I’m actually more concerned about the latter, no matter how unlikely it may be. In fact, the idea of anything growing inside me really freaks me out.
Yeah, that includes babies.
I’m not sure it will come as much of a surprise that I don’t want children. Now please, please don’t get all offended. I’m not saying I don’t like children, or that I have any negative opinions of anyone who chooses to have children, or anything of the kind. I simply do not want them.
You may have noticed my immediate need to defend myself once I expressed my desires. This need has evolved over the past 10 years of being torn to bits in various ways when I say I don’t want kids. Since I’m not actually a heinous person who chews the face off everyone I eat (most of the time), I’ve grown accustomed to people’s reactions when my lack of desire for a family comes up in polite conversation.
But in honor of my potential cherry tree baby on a Monday, here’s what I really want to say when confronted with the top three remarks every person on the planet seems to have when I tell them I don’t want kids.
Remark 1: What do you mean you don’t want kids? Kids are wonderful, they bring you a lifetime of joy. If you don’t like children you must be evil or an atheist or something. You kick puppies don’t you? You evil Satan worshiping whore.

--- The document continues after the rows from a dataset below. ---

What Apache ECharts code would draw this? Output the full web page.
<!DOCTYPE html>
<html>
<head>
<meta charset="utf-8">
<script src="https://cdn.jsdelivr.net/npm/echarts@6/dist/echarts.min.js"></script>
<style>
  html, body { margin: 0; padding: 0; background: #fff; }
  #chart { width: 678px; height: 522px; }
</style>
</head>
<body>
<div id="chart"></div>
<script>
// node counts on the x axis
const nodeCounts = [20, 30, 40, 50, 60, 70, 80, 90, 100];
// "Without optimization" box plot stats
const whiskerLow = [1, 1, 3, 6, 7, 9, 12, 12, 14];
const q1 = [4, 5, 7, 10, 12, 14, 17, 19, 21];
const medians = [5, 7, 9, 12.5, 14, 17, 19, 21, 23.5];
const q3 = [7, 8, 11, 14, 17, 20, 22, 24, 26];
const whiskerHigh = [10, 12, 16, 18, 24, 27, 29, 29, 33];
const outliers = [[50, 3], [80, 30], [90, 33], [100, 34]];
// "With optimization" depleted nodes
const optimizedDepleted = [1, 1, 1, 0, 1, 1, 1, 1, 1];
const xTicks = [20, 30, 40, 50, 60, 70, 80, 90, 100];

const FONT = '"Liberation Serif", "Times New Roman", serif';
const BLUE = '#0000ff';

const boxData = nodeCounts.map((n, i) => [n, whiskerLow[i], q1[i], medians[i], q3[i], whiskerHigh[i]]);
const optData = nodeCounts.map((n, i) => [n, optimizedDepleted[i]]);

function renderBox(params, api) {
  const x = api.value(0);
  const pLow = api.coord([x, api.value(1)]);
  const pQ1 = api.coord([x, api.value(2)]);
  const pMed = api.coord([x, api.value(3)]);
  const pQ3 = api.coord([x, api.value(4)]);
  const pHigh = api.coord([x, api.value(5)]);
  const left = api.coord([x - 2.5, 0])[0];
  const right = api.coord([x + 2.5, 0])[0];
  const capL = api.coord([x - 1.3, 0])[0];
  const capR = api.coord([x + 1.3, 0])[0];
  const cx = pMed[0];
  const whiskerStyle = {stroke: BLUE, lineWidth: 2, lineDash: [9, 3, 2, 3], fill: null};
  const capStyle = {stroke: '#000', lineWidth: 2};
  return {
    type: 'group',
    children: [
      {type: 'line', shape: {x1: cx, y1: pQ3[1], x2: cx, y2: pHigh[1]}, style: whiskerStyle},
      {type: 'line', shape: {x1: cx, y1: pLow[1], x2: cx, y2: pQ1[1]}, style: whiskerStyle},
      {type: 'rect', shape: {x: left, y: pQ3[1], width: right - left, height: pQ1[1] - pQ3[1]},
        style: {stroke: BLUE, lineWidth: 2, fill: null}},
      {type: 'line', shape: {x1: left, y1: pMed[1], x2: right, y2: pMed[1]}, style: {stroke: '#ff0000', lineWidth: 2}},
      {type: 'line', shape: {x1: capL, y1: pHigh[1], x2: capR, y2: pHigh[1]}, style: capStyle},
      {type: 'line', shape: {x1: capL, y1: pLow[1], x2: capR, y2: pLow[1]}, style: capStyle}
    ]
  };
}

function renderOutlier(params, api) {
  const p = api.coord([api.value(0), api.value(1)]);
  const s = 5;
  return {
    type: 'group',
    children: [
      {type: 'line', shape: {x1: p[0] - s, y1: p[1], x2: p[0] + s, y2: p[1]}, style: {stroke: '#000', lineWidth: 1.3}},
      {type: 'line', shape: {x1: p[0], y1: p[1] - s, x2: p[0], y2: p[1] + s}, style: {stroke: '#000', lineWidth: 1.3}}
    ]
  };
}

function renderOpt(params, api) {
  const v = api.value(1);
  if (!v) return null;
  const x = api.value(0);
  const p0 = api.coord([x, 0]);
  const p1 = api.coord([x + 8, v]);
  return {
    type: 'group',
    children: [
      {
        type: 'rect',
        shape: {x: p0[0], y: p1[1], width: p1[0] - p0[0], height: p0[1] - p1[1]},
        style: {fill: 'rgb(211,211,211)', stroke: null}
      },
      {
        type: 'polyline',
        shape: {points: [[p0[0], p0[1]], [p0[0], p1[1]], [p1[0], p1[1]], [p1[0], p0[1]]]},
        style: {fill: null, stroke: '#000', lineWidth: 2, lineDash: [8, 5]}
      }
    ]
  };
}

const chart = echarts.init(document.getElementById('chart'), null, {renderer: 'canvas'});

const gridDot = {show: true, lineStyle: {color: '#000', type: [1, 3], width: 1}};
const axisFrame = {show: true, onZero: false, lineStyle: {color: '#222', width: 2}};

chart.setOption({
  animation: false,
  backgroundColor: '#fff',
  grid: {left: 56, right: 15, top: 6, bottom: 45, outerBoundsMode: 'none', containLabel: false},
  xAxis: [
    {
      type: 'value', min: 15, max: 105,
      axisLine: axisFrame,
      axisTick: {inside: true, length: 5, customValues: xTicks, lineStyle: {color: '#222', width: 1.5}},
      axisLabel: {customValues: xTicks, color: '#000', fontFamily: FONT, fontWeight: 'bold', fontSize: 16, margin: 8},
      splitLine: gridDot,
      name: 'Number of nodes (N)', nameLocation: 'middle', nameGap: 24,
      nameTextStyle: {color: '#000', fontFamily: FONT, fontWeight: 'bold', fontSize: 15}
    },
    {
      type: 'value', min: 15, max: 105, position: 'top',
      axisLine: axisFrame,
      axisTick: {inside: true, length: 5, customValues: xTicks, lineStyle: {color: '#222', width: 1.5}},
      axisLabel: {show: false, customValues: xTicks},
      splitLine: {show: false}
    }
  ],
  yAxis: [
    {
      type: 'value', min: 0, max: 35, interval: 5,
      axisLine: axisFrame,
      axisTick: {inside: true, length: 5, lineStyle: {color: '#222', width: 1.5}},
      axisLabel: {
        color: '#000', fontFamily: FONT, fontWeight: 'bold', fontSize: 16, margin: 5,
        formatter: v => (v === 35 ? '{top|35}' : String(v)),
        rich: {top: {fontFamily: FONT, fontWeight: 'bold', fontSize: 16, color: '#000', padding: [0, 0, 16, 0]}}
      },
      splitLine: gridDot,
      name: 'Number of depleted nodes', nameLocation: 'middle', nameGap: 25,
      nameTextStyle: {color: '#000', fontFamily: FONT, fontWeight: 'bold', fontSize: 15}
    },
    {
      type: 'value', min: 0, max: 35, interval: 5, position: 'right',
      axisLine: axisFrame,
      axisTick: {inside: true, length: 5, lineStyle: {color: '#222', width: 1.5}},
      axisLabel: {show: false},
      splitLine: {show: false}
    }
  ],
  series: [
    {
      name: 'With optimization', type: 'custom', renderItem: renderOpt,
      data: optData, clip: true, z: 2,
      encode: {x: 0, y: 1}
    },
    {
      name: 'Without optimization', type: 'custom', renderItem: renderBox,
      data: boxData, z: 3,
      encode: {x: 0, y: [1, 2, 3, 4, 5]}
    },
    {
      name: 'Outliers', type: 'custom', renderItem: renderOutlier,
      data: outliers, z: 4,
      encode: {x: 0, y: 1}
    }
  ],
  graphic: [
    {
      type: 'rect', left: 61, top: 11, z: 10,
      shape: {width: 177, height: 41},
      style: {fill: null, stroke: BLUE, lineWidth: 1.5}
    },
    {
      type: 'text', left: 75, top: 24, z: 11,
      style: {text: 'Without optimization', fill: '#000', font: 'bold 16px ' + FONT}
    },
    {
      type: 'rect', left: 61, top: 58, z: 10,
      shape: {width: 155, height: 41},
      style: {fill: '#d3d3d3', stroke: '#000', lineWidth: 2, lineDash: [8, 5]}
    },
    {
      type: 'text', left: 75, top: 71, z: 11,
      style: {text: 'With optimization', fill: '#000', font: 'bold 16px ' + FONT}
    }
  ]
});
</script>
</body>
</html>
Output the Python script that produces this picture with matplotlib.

What I say: No no, I love children and I go to church religiously whenever my grandmother guilts me into it every 5 to 7 years. Children are wonderful and beautiful. I’m just not worthy of having such a beautiful cherub to call my own.
What I want to say: Of course I don’t want kids. Look at yours. One is eating you shoe the other just vomited on your shirt and both are screaming for you attention. I can’t even hear the second half of your judgmental rant because of all the noise they’re making. I walk around my house stark naked pretty much all the time, kids would totally cramp my style. Am I selfish as shit? Sure, but don’t worry, I’m happy. Very, very happy.
Remark 2: No children? Who will take care of you when you get older?
What I say: I know, it will be such a problem! I guess I should start saving for retirement now. You’re so lucky that you’re such a wonderful parent that your children will be there for you then just as you are there for them now.
What I want to say: Probably a hot male nurse named Sven. I’m well invested, and because I don’t have hundreds of thousands in expenses of raising a little mini mutant and putting their ungrateful ass through college, I’ll probably be a millionaire here right quick. I figure, by 50 hubs and I will retire and move into some swanky community where all I have to worry about is what designer swimsuit I’m going to wear to the pool and my spa appointments today.
Remark 3: Don’t worry, you’re still young, you have plenty of time to change your mind.
What I say: Yes, you’re right. Of course you’re right. Thank you so much for believing that my uterus hasn’t yet dried up and my hopes of future spawn haven’t yet died out.
What I want to say: Unlike you, I’m not a total flighty twit. First off, I’m not that young. I’m turning 30 this year and I haven’t wanted children, EVER. I am fully capable of making a decision and standing by it. I would never be condescending as shit towards you for your decision to start a family, and it’s really effed up that you feel the need to be so towards me about my decision not to.
In closing, I love that you love your children. Heck, in some cases I love your children. But seriously, I don’t want any. Stop trying to sell me on the idea, all it does is piss me off and force me to bottle up my emotions and then drink heavily until I can’t feel my feelings anymore.
You do your thing, and I’ll do mine. I’m happy that you’re happy. Be happy for me too.